Reinsurance coverage will not provide cash surrender values or loan values.
II.RETENTION LIMITS
A. DEATH BENEFIT
For policies issued by us and ceded to you on an automatic basis, the
Company will retain 20% of each policy up to a Maximum Dollar Retention
Limit per life as shown below:
Issue Age Standard
--------- -----------
0-14 $10,000,000
15-70 $10,000,000
71-80 $10,000,000
81-85 $ 4,000,000
86-90 $ 0
B. WAIVER OF PREMIUM DISABILITY
Not reinsured under this Agreement.
C. ACCIDENTAL DEATH BENEFITS
Not reinsured under this Agreement.
III. AUTOMATIC ACCEPTANCE LIMITS
A. DEATH BENEFIT
For policies issued by us and ceded to you on an automatic basis, you
will accept automatically 40% of each risk up to a maximum of:
For Guaranteed Issue:
# Lives Issue Ages Maximum Face Amount Per Policy
------- ---------- ------------------------------
10 - 20 18 - 65 $20,000 x Number of Lives
21 - 24 18 - 65 $25,000 x Number of Lives
25+ 18 - 65 The lesser of:
* $30,000 x Number of Lives
* $3,000,000
* 4 x Avg. Case Face Amount
For Simplified Issue:
Issue Age Maximum Face Amount Per Policy
--------- ------------------------------
18 - 45 $1,000,000
46 - 60 $500,000
61 - 70 $300,000
B. PER LOCATION LIMITS
Up to $100,000,000 per zip code except New York City; all NYC risks to
be submitted facultatively; risk in Los Angeles is $100,000,000 per
one-half mile radius.
IV.RESERVES
The Reinsurer will hold their share of basic and deficiency reserves.
V. EXCLUSIONS TO AUTOMATIC REINSURANCE COVERAGE
Automatic reinsurance will not be available in the following situations:
A. The policy has been submitted on a facultative, facultative obligatory
or initial inquiry basis to you or to any other reinsurer within the
last three (3) years
B. Professional athletes that are a member of a team that is part of Major
League Baseball, the National Football League, the National Basketball
Association, or the National Hockey League will not be reinsured on an
automatic basis.
C. Military applicants serving in hazardous areas, alerted for or on orders
to, or volunteering for service in hazardous areas.
EXHIBIT B
(Effective September 1, 2008)
REINSURANCE ADMINISTRATION
Reinsurance administration and premium accounting will be on a
self-administered basis.

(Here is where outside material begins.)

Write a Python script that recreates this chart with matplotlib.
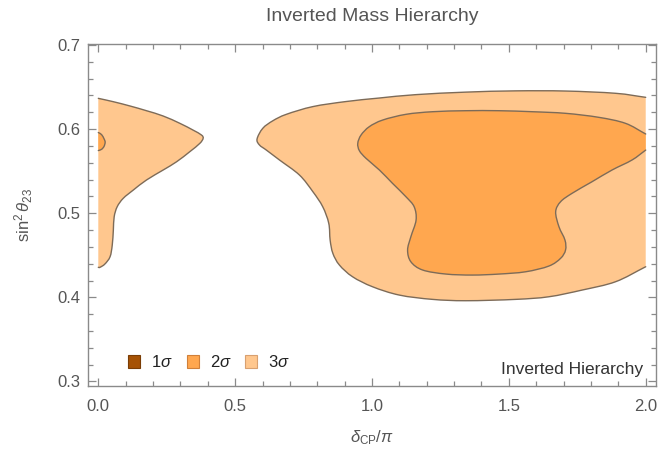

Premiums will be paid Annually.
For each Monthly reporting period, we will submit to you reports, via
electronic media, containing information in general compliance with the
following:
. BILLING REPORT
Policy Number, Sequence, Name of Insured, Date of Birth, Sex, Original Issue
Date, Issue Date, Issue Age, Underwriting Class, Automatic/Facultative
Indicator, Substandard Rating, Premium Information, Allowance Information,
First Year/Renewal Year Distinction, Net Amount At Risk, Transaction code,
Transaction Effective Date.
. POLICY EXHIBIT
Case
Count Volume
----- ------
Beginning In Force
New Business
Reinstatements
Other Increases
Lapses
Deaths
Other Terminations
Recaptures
Other Decreases
Natural Variance
Ending In Force
On a Quarterly basis we will submit to you, via electronic media, an in force
listing containing information in general compliance with the following:
. IN FORCE LISTING
Policy Number, Sequence, Name of Insured, Date of Birth, Sex, Original Issue
Date, Issue Date, issue Age, Underwriting Class, Automatic/Facultative
Indicator, Substandard Rating, Net Amount At Risk.
EXHIBIT C
(September 1, 2008)
REINSURANCE RATES AND ALLOWANCES
I. RATES AND ALLOWANCES FOR LIFE REINSURANCE
The single life YRT Rates shown in this Exhibit are a percentage of the 2001
Valuation Basic Table (VBT), NS/SM, ALB. These are annual rates for standard
risks and are per $1,000 of the Net Amount at Risk reinsured. We will pay
you these rates multiplied by the following percentages:
Smoking
Underwriting Class
------------ ---------
Guaranteed Issue (GI) Nonsmoker 66%
Guaranteed Issue (GI) Smoker 84%
Simplified Issue (SI) Nonsmoker 60%
Simplified Issue (SI) Smoker 76%
II. POLICY FEE
No policy fee will be charged.
III. RATES FOR SUBSTANDARD TABLE RATINGS
Substandard risks will not be ceded under this Agreement.
IV. RATES AND ALLOWANCES FOR FLAT EXTRA RATINGS
Substandard risks will not be ceded under this Agreement.
V. PREMIUM TAXES
You will not reimburse us for premium taxes for reinsurance ceded under this
Agreement.
VI. RECAPTURE PERIOD
Recapture will be allowed after 10 years and must be proportional to an
increase in Phoenix Life's maximum published retention. Recapture is not
available due to any change in the financial condition of the Reinsurer.
VII. EXPERIENCE REFUND
Reinsurance under this Agreement is not eligible for an Experience Refund.